BOULDER, the community, is a fascinating mosaic of many elements some of them unique, some of them reminiscent of other places but it is not one-dimensional, nor is it simple.
To some, Boulder is nothing more than a New Age fantasyland of rainbows and unicorns; to others, a reflexively liberal yet upscale, even elite, enclave; to still others, a vibrant, clean, green and intellectually progressive community.
In recent years, it has also become a powerful magnet for Jews who have been busily creating an energetic new community here, embracing a wide spectrum of Jewish lifestyles and belief systems, ranging all the way from traditional to experimental.
So how are these many and various Jews most of them relative newcomers being welcomed and received in this fair city by the Flatirons?
The answer, like the city itself, is not simple.
ONE or two decades ago, many Colorado Jews might have expressed a degree of anxiety concerning Boulders attitudes toward Jews.
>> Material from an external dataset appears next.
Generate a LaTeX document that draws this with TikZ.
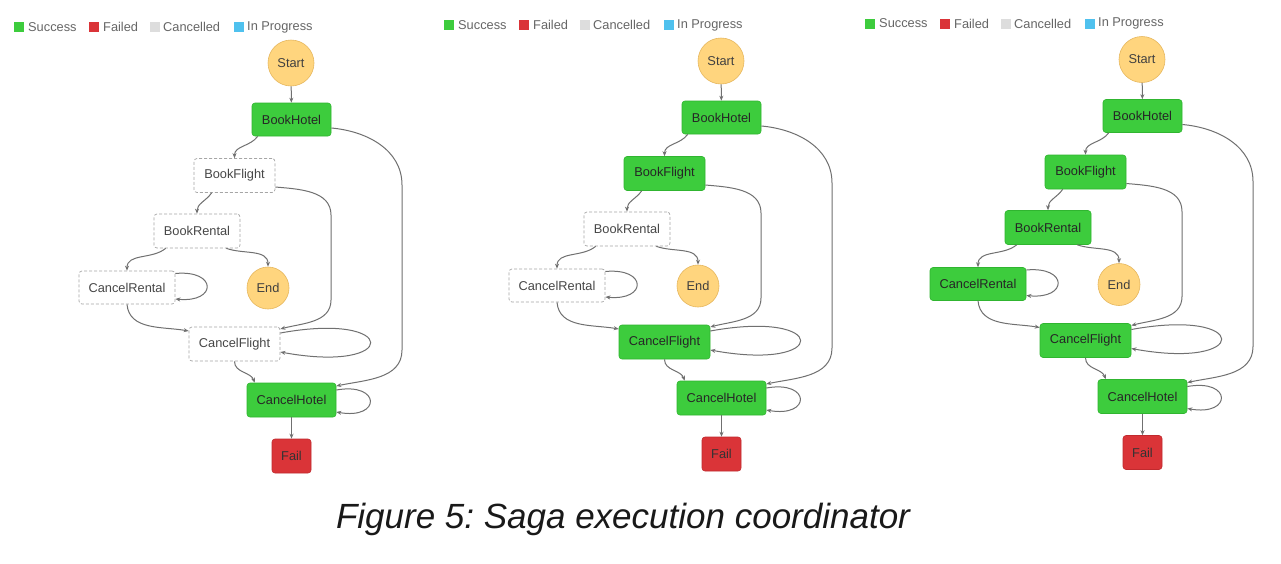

Around the turn of the last century, there was a spate of clearly anti-Semitic incidents in Boulder swastika spray-paintings, vandalism at a campus sukkah and similar incidents, some of which bore an uncomfortably white supremacist or fascistic character.
They coincided with incidents that were directed toward other minorities, African Americans in particular, some of which were violent, all of which collectively attracted considerable community and media attention.
The city of Boulder, along with the University of Colorado and various community organizations, responded quickly, launching an array of programs and campaigns to promote tolerance and oppose its opposite.